By way of contrast, the five artists that make up ‘Unrelated’ are strikingly impassioned, punkish in their visceral posturing. Paul Bloodgood’s England 1819 (2006) is a typographic arrangement of Shelley’s eponymous sonnet of desolation and hope that has obvious contemporary resonance: ‘rulers who neither feel or know […] are graves from which a glorious phantom may burst, to illuminate this tempestuous day.’ His Cezanne-like paintings, such as Study for “Thoreau’s Table” (2008), rendered in sea-blues, leaf-greens, and expansive whites, are equally insistent, unabashed in their quoted self-expression. Likewise, Dan Asher’s gestural oil stick-on-paper visages – seemingly created in under a minute and all dating to 1983 – gawp and gaze with the impudence of a Black Flag two-minute rant about beer and TV and having nothing better to do.

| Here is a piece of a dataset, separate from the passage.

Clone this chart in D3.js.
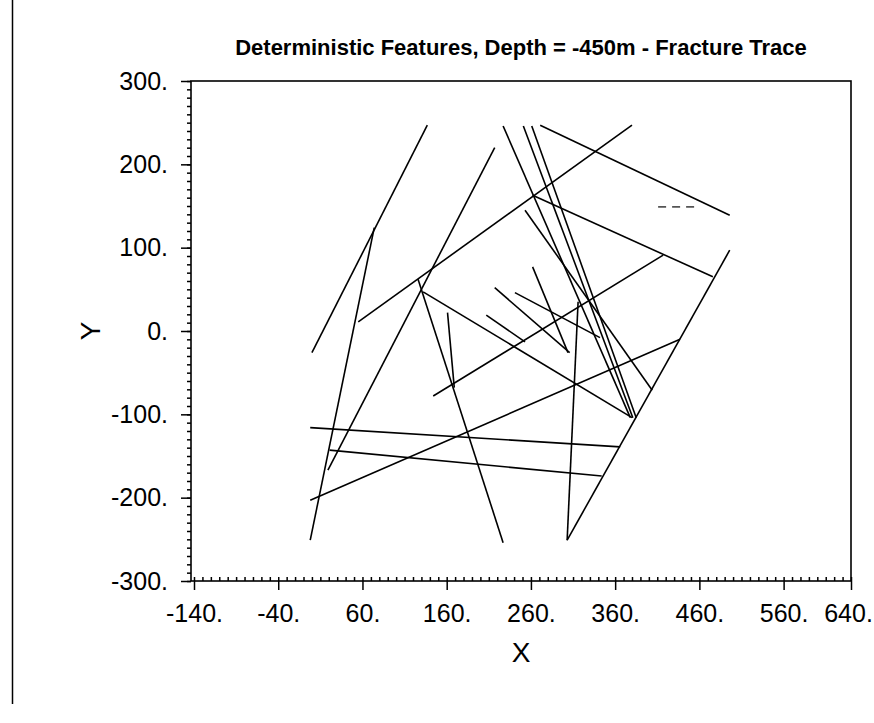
<!DOCTYPE html>
<html>
<head>
<meta charset="utf-8">
<script src="https://cdn.jsdelivr.net/npm/d3@7/dist/d3.min.js"></script>
<style>
    body { margin: 0; background: #fff; }
    svg { display: block; }
</style>
</head>
<body>
<svg id="chart"></svg>
<script>
// FRACTURE TRACES, one column per segment: start (x1,y1) -> end (x2,y2)
var traceX1 = [ 0, -2, 55, 217, -2, 21, -2, 303, 316, 126, 132, 161, 144, 262, 271, 262, 227, 251, 261, 253, 217, 241, 207 ];
var traceY1 = [ -26, -251, 11, 220, -116, -143, -203, -251, 35, 62, 47, 22, -78, 163, 247, 77, 246, 246, 246, 145, 52, 46, 19 ];
var traceX2 = [ 137, 74, 380, 19, 366, 344, 437, 496, 303, 227, 380, 169, 417, 476, 496, 304, 378, 381, 385, 404, 306, 342, 253 ];
var traceY2 = [ 247, 124, 247, -167, -139, -174, -10, 97, -251, -254, -104, -68, 91, 65, 139, -26, -104, -104, -104, -71, -26, -8, -13 ];

// the single grey dashed trace on the right
var dashX1 = [ 411 ];
var dashY1 = [ 149 ];
var dashX2 = [ 457 ];
var dashY2 = [ 149 ];

var xTicks = [ -140, -40, 60, 160, 260, 360, 460, 560, 640 ];
var yTicks = [ -300, -200, -100, 0, 100, 200, 300 ];
var xDomain = [ -140, 640 ];
var yDomain = [ -300, 300 ];

var titleText = "Deterministic Features, Depth = -450m - Fracture Trace";

var width = 874;
var height = 723;
var font = "'Liberation Sans', Arial, sans-serif";

var svg = d3.select( "#chart" )
    .attr( "width", width )
    .attr( "height", height );

svg.append( "rect" )
    .attr( "width", width )
    .attr( "height", height )
    .attr( "fill", "#fff" );

// page edge line at the far left
svg.append( "line" )
    .attr( "x1", 12.5 ).attr( "x2", 12.5 )
    .attr( "y1", 0 ).attr( "y2", 704 )
    .attr( "stroke", "#000" )
    .attr( "stroke-width", 1.5 );

var x = d3.scaleLinear().domain( xDomain ).range( [ 194, 851 ] );
var y = d3.scaleLinear().domain( yDomain ).range( [ 581, 81 ] );
var frameLeft = x( xDomain[ 0 ] ) - 3;

// PLOT FRAME
svg.append( "rect" )
    .attr( "x", frameLeft )
    .attr( "y", y( yDomain[ 1 ] ) )
    .attr( "width", x( xDomain[ 1 ] ) - frameLeft )
    .attr( "height", y( yDomain[ 0 ] ) - y( yDomain[ 1 ] ) )
    .attr( "fill", "none" )
    .attr( "stroke", "#000" )
    .attr( "stroke-width", 1.6 );

// minor ticks every 10 units
var xMinor = d3.axisBottom( x )
    .tickValues( d3.range( -140, 641, 10 ) )
    .tickSizeInner( -4 )
    .tickSizeOuter( 0 )
    .tickFormat( "" );

svg.append( "g" )
    .attr( "transform", "translate(0," + y( yDomain[ 0 ] ) + ")" )
    .call( xMinor )
    .call( g => g.select( ".domain" ).remove() );

var yMinor = d3.axisLeft( y )
    .tickValues( d3.range( -300, 301, 10 ) )
    .tickSizeInner( 4 )
    .tickSizeOuter( 0 )
    .tickFormat( "" );

svg.append( "g" )
    .attr( "transform", "translate(" + frameLeft + ",0)" )
    .call( yMinor )
    .call( g => g.select( ".domain" ).remove() );

// MAJOR AXES
var xAxis = d3.axisBottom( x )
    .tickValues( xTicks )
    .tickSizeInner( 9 )
    .tickSizeOuter( 0 )
    .tickPadding( 14 )
    .tickFormat( d => d + "." );

var xAxisG = svg.append( "g" )
    .attr( "class", "x-axis" )
    .attr( "transform", "translate(0," + y( yDomain[ 0 ] ) + ")" )
    .call( xAxis );

var yAxis = d3.axisLeft( y )
    .tickValues( yTicks )
    .tickSizeInner( 10 )
    .tickSizeOuter( 0 )
    .tickPadding( 13 )
    .tickFormat( d => d + "." );

svg.append( "g" )
    .attr( "class", "y-axis" )
    .attr( "transform", "translate(" + frameLeft + ",0)" )
    .call( yAxis );

svg.selectAll( ".x-axis .domain, .y-axis .domain" ).remove();
svg.selectAll( ".tick line" )
    .attr( "stroke", "#000" )
    .attr( "stroke-width", 1.5 );
svg.selectAll( ".x-axis text, .y-axis text" )
    .attr( "font-family", font )
    .attr( "font-size", 25 )
    .attr( "fill", "#000" );

// last label sits against the window edge, pull it in a little
xAxisG.selectAll( ".tick text" )
    .filter( d => d === xDomain[ 1 ] )
    .attr( "x", -3 );

// FRACTURE TRACES
svg.append( "g" )
    .selectAll( "line" )
    .data( d3.range( traceX1.length ) )
    .enter()
    .append( "line" )
    .attr( "x1", i => x( traceX1[ i ] ) )
    .attr( "y1", i => y( traceY1[ i ] ) )
    .attr( "x2", i => x( traceX2[ i ] ) )
    .attr( "y2", i => y( traceY2[ i ] ) )
    .attr( "stroke", "#000" )
    .attr( "stroke-width", 1.6 );

svg.append( "g" )
    .selectAll( "line" )
    .data( d3.range( dashX1.length ) )
    .enter()
    .append( "line" )
    .attr( "x1", i => x( dashX1[ i ] ) )
    .attr( "y1", i => y( dashY1[ i ] ) )
    .attr( "x2", i => x( dashX2[ i ] ) )
    .attr( "y2", i => y( dashY2[ i ] ) )
    .attr( "stroke", "#555" )
    .attr( "stroke-width", 1.6 )
    .attr( "stroke-dasharray", "8,6" );

// TITLES
svg.append( "text" )
    .attr( "x", ( frameLeft + x( xDomain[ 1 ] ) ) / 2 )
    .attr( "y", 55 )
    .attr( "text-anchor", "middle" )
    .attr( "font-family", font )
    .attr( "font-weight", "bold" )
    .attr( "font-size", 22 )
    .text( titleText );

svg.append( "text" )
    .attr( "x", ( frameLeft + x( xDomain[ 1 ] ) ) / 2 )
    .attr( "y", 662 )
    .attr( "text-anchor", "middle" )
    .attr( "font-family", font )
    .attr( "font-size", 28 )
    .text( "X" );

svg.append( "text" )
    .attr( "transform", "translate(100," + y( 0 ) + ") rotate(-90)" )
    .attr( "text-anchor", "middle" )
    .attr( "font-family", font )
    .attr( "font-size", 28 )
    .text( "Y" );
</script>
</body>
</html>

Polished and poised, but equally of its era, Linn’s photograph Laundrobag (Patti as Bob Dylan), taken at some unspecified date in the 1970s, shows Patti Smith slumped rakishly beside a laundry bag whilst masking herself behind a publicity shot of the freewheelin’ one. Janice Guy’s series of impressively atmospheric hand-tinted photographs from 1979 is a meditation on the artist’s own naked body, filtered and masked by mirrors, glass panes, and noirish sheets of rain. Today Guy is better known as one half of New York’s Murray Guy gallery, but these works put her firmly alongside Mark Morrisroe, Francesca Woodman and Cindy Sherman. Sam Gordon’s video 24 Hours in London (The Lost Kinetic World, Volumes 1-12) (2005-07) – a vast archive of art events, openings, performances and street life – is a hyperactive dematerialization of the self: the I-am-you-and-you-are-we of culture. Higgs’s intuition seems the right one: art works remain active only insofar as these connections remain untethered, obstinately unrelated.